> **Your instructions**
Would you retype, exactly and without the pictures, the lines between the line holding "Give me the matplotlib source for this chart." and the line holding "-100, -110, -115]", inclusive, and nothing else?

> **Listing**
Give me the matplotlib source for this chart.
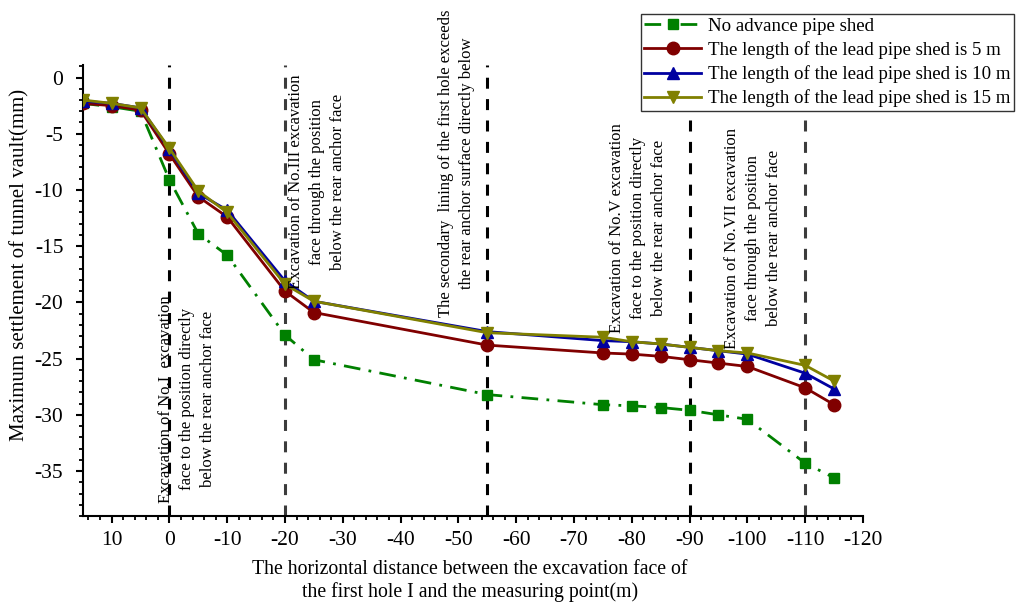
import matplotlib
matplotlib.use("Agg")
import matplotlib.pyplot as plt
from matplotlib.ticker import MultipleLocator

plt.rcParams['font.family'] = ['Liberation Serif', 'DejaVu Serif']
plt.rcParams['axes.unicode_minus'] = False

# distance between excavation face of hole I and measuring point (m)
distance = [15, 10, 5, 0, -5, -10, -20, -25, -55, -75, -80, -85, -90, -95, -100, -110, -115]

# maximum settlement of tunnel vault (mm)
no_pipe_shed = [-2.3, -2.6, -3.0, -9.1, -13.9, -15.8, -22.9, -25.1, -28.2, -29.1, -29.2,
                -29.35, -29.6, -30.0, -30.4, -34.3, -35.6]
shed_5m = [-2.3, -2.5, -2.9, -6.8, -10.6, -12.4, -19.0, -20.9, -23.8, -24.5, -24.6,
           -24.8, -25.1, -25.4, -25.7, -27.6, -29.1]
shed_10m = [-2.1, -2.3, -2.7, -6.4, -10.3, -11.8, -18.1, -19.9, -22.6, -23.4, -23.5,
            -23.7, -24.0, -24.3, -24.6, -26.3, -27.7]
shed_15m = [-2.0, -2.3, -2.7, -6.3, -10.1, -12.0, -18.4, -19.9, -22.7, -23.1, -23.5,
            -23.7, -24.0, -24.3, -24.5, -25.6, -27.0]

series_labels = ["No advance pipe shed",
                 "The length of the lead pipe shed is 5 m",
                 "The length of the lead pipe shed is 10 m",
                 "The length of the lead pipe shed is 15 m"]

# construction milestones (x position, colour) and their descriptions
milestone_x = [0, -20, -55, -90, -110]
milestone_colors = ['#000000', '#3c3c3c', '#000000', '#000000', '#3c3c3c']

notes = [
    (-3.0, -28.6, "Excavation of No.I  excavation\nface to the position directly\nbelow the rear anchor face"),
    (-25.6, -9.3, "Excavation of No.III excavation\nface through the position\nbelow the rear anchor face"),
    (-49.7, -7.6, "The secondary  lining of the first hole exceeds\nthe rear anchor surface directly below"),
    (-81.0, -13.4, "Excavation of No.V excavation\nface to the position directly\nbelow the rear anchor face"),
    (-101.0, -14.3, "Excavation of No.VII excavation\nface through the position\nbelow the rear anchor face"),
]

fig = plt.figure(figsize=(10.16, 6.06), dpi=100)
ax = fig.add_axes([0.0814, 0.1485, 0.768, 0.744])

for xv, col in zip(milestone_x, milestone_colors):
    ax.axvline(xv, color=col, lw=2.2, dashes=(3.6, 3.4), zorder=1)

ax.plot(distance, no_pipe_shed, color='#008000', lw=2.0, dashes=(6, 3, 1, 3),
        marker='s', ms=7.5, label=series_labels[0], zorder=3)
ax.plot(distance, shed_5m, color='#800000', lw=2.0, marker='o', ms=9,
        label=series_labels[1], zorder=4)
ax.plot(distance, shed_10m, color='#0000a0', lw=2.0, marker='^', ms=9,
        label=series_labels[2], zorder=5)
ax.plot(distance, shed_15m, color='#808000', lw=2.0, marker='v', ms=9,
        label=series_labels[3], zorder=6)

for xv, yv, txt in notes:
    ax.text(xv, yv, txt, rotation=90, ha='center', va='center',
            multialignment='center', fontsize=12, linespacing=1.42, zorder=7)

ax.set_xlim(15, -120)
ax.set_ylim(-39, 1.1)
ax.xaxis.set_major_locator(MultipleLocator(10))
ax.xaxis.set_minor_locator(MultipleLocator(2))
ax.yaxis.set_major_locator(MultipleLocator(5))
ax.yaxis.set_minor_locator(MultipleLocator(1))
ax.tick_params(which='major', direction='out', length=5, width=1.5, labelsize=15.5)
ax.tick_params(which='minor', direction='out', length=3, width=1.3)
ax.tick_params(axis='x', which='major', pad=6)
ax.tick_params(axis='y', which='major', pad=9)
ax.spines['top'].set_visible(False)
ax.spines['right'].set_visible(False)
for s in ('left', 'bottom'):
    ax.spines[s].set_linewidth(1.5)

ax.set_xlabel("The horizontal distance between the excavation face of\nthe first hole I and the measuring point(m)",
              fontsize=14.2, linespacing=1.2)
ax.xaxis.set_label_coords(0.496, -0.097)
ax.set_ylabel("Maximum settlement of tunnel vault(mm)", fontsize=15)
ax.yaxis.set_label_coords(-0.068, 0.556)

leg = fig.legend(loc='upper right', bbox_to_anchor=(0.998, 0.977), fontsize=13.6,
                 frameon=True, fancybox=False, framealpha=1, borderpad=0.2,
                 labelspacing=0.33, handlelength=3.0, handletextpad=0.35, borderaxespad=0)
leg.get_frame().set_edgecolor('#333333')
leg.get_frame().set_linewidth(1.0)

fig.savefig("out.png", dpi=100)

---

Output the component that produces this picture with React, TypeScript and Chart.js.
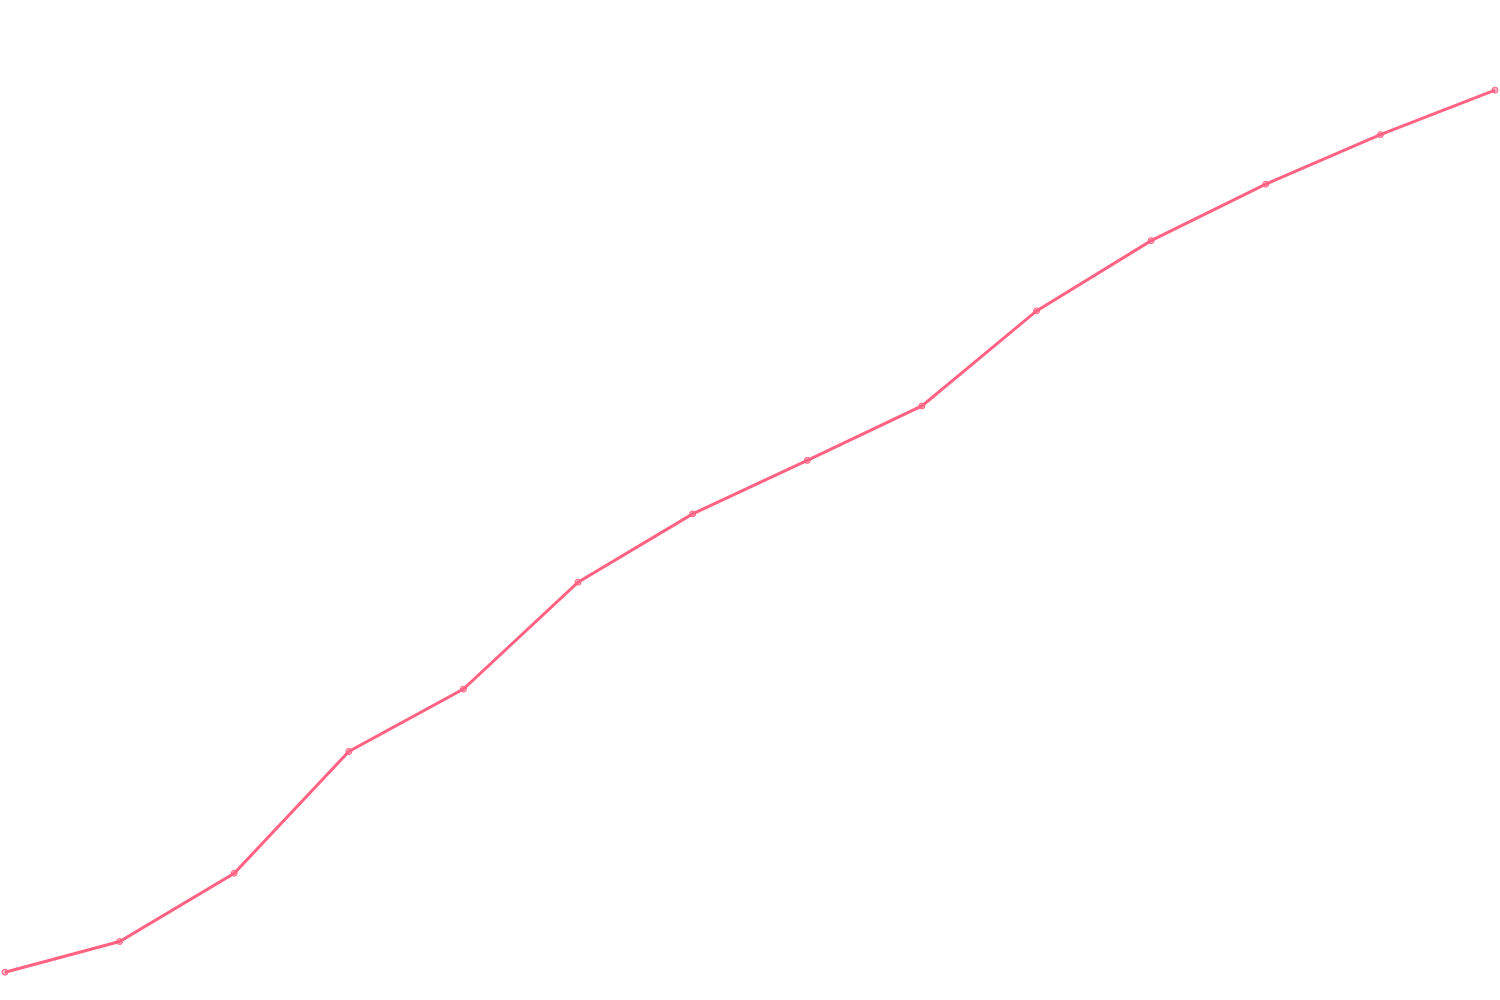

> **Answer to this task**
Give me the matplotlib source for this chart.
import matplotlib
matplotlib.use("Agg")
import matplotlib.pyplot as plt
from matplotlib.ticker import MultipleLocator

plt.rcParams['font.family'] = ['Liberation Serif', 'DejaVu Serif']
plt.rcParams['axes.unicode_minus'] = False

# distance between excavation face of hole I and measuring point (m)
distance = [15, 10, 5, 0, -5, -10, -20, -25, -55, -75, -80, -85, -90, -95, -100, -110, -115]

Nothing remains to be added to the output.